(begin)
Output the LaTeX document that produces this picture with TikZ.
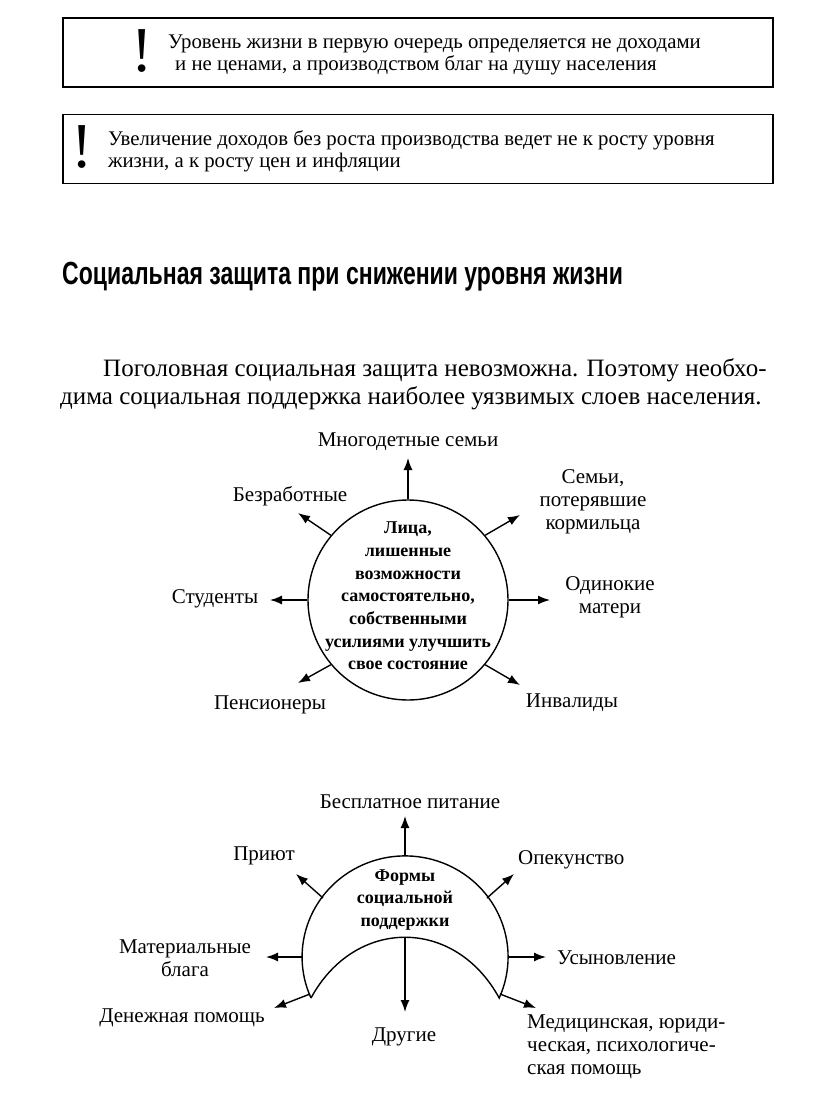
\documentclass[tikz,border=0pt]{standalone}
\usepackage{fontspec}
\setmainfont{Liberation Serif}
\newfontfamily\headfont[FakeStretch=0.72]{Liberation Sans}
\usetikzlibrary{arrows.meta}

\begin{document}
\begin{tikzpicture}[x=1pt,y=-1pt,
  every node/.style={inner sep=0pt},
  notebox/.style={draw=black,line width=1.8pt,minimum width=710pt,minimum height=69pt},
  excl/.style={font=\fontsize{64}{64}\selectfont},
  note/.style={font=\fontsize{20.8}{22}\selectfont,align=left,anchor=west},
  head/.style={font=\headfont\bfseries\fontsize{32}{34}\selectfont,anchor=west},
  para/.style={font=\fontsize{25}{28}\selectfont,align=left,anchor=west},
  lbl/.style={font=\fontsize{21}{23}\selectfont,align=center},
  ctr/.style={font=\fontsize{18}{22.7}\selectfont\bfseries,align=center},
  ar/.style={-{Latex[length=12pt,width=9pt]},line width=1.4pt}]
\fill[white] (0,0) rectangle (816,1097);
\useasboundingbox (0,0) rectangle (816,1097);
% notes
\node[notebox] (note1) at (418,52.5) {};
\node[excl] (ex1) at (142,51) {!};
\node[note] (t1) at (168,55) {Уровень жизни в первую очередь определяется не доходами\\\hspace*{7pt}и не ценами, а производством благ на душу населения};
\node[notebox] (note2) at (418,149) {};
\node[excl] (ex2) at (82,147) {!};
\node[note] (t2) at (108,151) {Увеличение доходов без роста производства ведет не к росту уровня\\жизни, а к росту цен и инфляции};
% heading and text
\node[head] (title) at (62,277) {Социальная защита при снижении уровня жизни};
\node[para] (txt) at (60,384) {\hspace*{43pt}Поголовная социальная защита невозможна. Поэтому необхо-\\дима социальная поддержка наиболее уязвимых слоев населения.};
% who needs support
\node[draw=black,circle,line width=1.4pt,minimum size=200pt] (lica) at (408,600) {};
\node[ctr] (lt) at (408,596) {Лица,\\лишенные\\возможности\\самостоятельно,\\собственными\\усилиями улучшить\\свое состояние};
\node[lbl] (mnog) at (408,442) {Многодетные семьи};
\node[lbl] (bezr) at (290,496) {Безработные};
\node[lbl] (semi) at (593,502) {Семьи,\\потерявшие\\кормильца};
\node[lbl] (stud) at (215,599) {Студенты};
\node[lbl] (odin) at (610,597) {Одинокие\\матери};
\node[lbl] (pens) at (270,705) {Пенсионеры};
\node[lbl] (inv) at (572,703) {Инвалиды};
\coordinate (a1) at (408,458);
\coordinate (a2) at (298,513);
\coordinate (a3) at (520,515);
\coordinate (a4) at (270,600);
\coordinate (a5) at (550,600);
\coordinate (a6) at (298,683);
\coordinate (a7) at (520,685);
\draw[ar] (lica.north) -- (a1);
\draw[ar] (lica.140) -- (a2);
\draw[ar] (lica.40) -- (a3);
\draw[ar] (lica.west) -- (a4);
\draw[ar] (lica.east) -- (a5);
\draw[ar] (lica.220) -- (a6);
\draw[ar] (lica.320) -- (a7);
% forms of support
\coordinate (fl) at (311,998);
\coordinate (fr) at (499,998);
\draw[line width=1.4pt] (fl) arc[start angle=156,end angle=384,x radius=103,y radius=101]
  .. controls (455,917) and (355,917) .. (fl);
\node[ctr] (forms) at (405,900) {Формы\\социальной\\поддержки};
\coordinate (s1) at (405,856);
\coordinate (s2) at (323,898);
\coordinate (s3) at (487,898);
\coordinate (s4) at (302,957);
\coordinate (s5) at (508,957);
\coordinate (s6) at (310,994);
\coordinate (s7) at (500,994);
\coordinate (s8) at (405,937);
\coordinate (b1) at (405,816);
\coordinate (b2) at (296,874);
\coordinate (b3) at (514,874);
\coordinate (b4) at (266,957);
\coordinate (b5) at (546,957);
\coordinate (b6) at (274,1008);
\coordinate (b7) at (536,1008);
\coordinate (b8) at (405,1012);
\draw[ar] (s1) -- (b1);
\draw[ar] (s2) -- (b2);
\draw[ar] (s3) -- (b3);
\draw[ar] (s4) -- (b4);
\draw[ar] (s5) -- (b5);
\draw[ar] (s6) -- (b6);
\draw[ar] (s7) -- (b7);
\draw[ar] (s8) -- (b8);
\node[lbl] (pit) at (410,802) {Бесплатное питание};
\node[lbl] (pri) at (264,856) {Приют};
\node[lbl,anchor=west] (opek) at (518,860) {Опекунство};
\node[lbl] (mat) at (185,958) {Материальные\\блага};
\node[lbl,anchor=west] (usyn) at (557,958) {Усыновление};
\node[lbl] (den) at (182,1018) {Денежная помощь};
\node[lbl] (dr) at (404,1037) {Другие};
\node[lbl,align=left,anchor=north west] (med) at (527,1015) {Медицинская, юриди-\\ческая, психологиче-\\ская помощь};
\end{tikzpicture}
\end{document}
(end)
* **Work to be completed**:
Exactly as written, return every line of the listing, but not the pictures.

* **Answer in full**:
Output the LaTeX document that produces this picture with TikZ.
\documentclass[tikz,border=0pt]{standalone}
\usepackage{fontspec}
\setmainfont{Liberation Serif}
\newfontfamily\headfont[FakeStretch=0.72]{Liberation Sans}
\usetikzlibrary{arrows.meta}

\begin{document}
\begin{tikzpicture}[x=1pt,y=-1pt,
  every node/.style={inner sep=0pt},
  notebox/.style={draw=black,line width=1.8pt,minimum width=710pt,minimum height=69pt},
  excl/.style={font=\fontsize{64}{64}\selectfont},
  note/.style={font=\fontsize{20.8}{22}\selectfont,align=left,anchor=west},
  head/.style={font=\headfont\bfseries\fontsize{32}{34}\selectfont,anchor=west},
  para/.style={font=\fontsize{25}{28}\selectfont,align=left,anchor=west},
  lbl/.style={font=\fontsize{21}{23}\selectfont,align=center},
  ctr/.style={font=\fontsize{18}{22.7}\selectfont\bfseries,align=center},
  ar/.style={-{Latex[length=12pt,width=9pt]},line width=1.4pt}]
\fill[white] (0,0) rectangle (816,1097);
\useasboundingbox (0,0) rectangle (816,1097);
% notes
\node[notebox] (note1) at (418,52.5) {};
\node[excl] (ex1) at (142,51) {!};
\node[note] (t1) at (168,55) {Уровень жизни в первую очередь определяется не доходами\\\hspace*{7pt}и не ценами, а производством благ на душу населения};
\node[notebox] (note2) at (418,149) {};
\node[excl] (ex2) at (82,147) {!};
\node[note] (t2) at (108,151) {Увеличение доходов без роста производства ведет не к росту уровня\\жизни, а к росту цен и инфляции};
% heading and text
\node[head] (title) at (62,277) {Социальная защита при снижении уровня жизни};
\node[para] (txt) at (60,384) {\hspace*{43pt}Поголовная социальная защита невозможна. Поэтому необхо-\\дима социальная поддержка наиболее уязвимых слоев населения.};
% who needs support
\node[draw=black,circle,line width=1.4pt,minimum size=200pt] (lica) at (408,600) {};
\node[ctr] (lt) at (408,596) {Лица,\\лишенные\\возможности\\самостоятельно,\\собственными\\усилиями улучшить\\свое состояние};
\node[lbl] (mnog) at (408,442) {Многодетные семьи};
\node[lbl] (bezr) at (290,496) {Безработные};
\node[lbl] (semi) at (593,502) {Семьи,\\потерявшие\\кормильца};
\node[lbl] (stud) at (215,599) {Студенты};
\node[lbl] (odin) at (610,597) {Одинокие\\матери};
\node[lbl] (pens) at (270,705) {Пенсионеры};
\node[lbl] (inv) at (572,703) {Инвалиды};
\coordinate (a1) at (408,458);
\coordinate (a2) at (298,513);
\coordinate (a3) at (520,515);
\coordinate (a4) at (270,600);
\coordinate (a5) at (550,600);
\coordinate (a6) at (298,683);
\coordinate (a7) at (520,685);
\draw[ar] (lica.north) -- (a1);
\draw[ar] (lica.140) -- (a2);
\draw[ar] (lica.40) -- (a3);
\draw[ar] (lica.west) -- (a4);
\draw[ar] (lica.east) -- (a5);
\draw[ar] (lica.220) -- (a6);
\draw[ar] (lica.320) -- (a7);
% forms of support
\coordinate (fl) at (311,998);
\coordinate (fr) at (499,998);
\draw[line width=1.4pt] (fl) arc[start angle=156,end angle=384,x radius=103,y radius=101]
  .. controls (455,917) and (355,917) .. (fl);
\node[ctr] (forms) at (405,900) {Формы\\социальной\\поддержки};
\coordinate (s1) at (405,856);
\coordinate (s2) at (323,898);
\coordinate (s3) at (487,898);
\coordinate (s4) at (302,957);
\coordinate (s5) at (508,957);
\coordinate (s6) at (310,994);
\coordinate (s7) at (500,994);
\coordinate (s8) at (405,937);
\coordinate (b1) at (405,816);
\coordinate (b2) at (296,874);
\coordinate (b3) at (514,874);
\coordinate (b4) at (266,957);
\coordinate (b5) at (546,957);
\coordinate (b6) at (274,1008);
\coordinate (b7) at (536,1008);
\coordinate (b8) at (405,1012);
\draw[ar] (s1) -- (b1);
\draw[ar] (s2) -- (b2);
\draw[ar] (s3) -- (b3);
\draw[ar] (s4) -- (b4);
\draw[ar] (s5) -- (b5);
\draw[ar] (s6) -- (b6);
\draw[ar] (s7) -- (b7);
\draw[ar] (s8) -- (b8);
\node[lbl] (pit) at (410,802) {Бесплатное питание};
\node[lbl] (pri) at (264,856) {Приют};
\node[lbl,anchor=west] (opek) at (518,860) {Опекунство};
\node[lbl] (mat) at (185,958) {Материальные\\блага};
\node[lbl,anchor=west] (usyn) at (557,958) {Усыновление};
\node[lbl] (den) at (182,1018) {Денежная помощь};
\node[lbl] (dr) at (404,1037) {Другие};
\node[lbl,align=left,anchor=north west] (med) at (527,1015) {Медицинская, юриди-\\ческая, психологиче-\\ская помощь};
\end{tikzpicture}
\end{document}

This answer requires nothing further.